╭──

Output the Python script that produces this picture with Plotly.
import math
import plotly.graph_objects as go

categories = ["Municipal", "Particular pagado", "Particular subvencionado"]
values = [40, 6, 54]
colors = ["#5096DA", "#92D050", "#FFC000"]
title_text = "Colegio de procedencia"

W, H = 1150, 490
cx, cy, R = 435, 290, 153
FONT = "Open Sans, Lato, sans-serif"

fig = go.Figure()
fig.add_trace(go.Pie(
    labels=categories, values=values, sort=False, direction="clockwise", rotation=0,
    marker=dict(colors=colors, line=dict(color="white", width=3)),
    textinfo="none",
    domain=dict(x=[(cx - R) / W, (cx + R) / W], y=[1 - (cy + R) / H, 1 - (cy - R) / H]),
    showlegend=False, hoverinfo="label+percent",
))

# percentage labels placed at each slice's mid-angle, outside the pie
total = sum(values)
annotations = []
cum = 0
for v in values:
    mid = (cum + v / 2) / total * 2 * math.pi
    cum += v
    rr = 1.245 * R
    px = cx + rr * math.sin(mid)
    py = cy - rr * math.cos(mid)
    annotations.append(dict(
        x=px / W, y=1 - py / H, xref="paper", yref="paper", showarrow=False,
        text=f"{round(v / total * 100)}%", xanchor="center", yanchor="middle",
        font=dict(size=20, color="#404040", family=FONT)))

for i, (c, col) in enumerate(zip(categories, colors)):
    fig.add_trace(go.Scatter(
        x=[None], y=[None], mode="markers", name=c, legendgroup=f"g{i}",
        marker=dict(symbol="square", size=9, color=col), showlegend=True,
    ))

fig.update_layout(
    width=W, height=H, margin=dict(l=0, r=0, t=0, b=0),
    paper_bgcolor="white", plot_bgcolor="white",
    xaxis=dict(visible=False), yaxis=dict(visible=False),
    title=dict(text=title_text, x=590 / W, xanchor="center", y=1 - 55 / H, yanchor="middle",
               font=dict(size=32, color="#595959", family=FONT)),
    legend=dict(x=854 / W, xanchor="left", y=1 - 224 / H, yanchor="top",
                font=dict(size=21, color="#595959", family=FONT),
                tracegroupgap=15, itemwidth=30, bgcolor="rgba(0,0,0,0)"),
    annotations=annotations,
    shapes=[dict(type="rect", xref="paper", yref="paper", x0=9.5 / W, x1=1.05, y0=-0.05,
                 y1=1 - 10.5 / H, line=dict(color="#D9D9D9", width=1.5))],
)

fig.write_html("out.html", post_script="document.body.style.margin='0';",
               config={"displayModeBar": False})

╰──

> _Exercise instructions_
All of the material above needs to be retyped word for word.

> _Task solution_
Output the Python script that produces this picture with Plotly.
import math
import plotly.graph_objects as go

categories = ["Municipal", "Particular pagado", "Particular subvencionado"]
values = [40, 6, 54]
colors = ["#5096DA", "#92D050", "#FFC000"]
title_text = "Colegio de procedencia"

W, H = 1150, 490
cx, cy, R = 435, 290, 153
FONT = "Open Sans, Lato, sans-serif"

fig = go.Figure()
fig.add_trace(go.Pie(
    labels=categories, values=values, sort=False, direction="clockwise", rotation=0,
    marker=dict(colors=colors, line=dict(color="white", width=3)),
    textinfo="none",
    domain=dict(x=[(cx - R) / W, (cx + R) / W], y=[1 - (cy + R) / H, 1 - (cy - R) / H]),
    showlegend=False, hoverinfo="label+percent",
))

# percentage labels placed at each slice's mid-angle, outside the pie
total = sum(values)
annotations = []
cum = 0
for v in values:
    mid = (cum + v / 2) / total * 2 * math.pi
    cum += v
    rr = 1.245 * R
    px = cx + rr * math.sin(mid)
    py = cy - rr * math.cos(mid)
    annotations.append(dict(
        x=px / W, y=1 - py / H, xref="paper", yref="paper", showarrow=False,
        text=f"{round(v / total * 100)}%", xanchor="center", yanchor="middle",
        font=dict(size=20, color="#404040", family=FONT)))

for i, (c, col) in enumerate(zip(categories, colors)):
    fig.add_trace(go.Scatter(
        x=[None], y=[None], mode="markers", name=c, legendgroup=f"g{i}",
        marker=dict(symbol="square", size=9, color=col), showlegend=True,
    ))

fig.update_layout(
    width=W, height=H, margin=dict(l=0, r=0, t=0, b=0),
    paper_bgcolor="white", plot_bgcolor="white",
    xaxis=dict(visible=False), yaxis=dict(visible=False),
    title=dict(text=title_text, x=590 / W, xanchor="center", y=1 - 55 / H, yanchor="middle",
               font=dict(size=32, color="#595959", family=FONT)),
    legend=dict(x=854 / W, xanchor="left", y=1 - 224 / H, yanchor="top",
                font=dict(size=21, color="#595959", family=FONT),
                tracegroupgap=15, itemwidth=30, bgcolor="rgba(0,0,0,0)"),
    annotations=annotations,
    shapes=[dict(type="rect", xref="paper", yref="paper", x0=9.5 / W, x1=1.05, y0=-0.05,
                 y1=1 - 10.5 / H, line=dict(color="#D9D9D9", width=1.5))],
)

fig.write_html("out.html", post_script="document.body.style.margin='0';",
               config={"displayModeBar": False})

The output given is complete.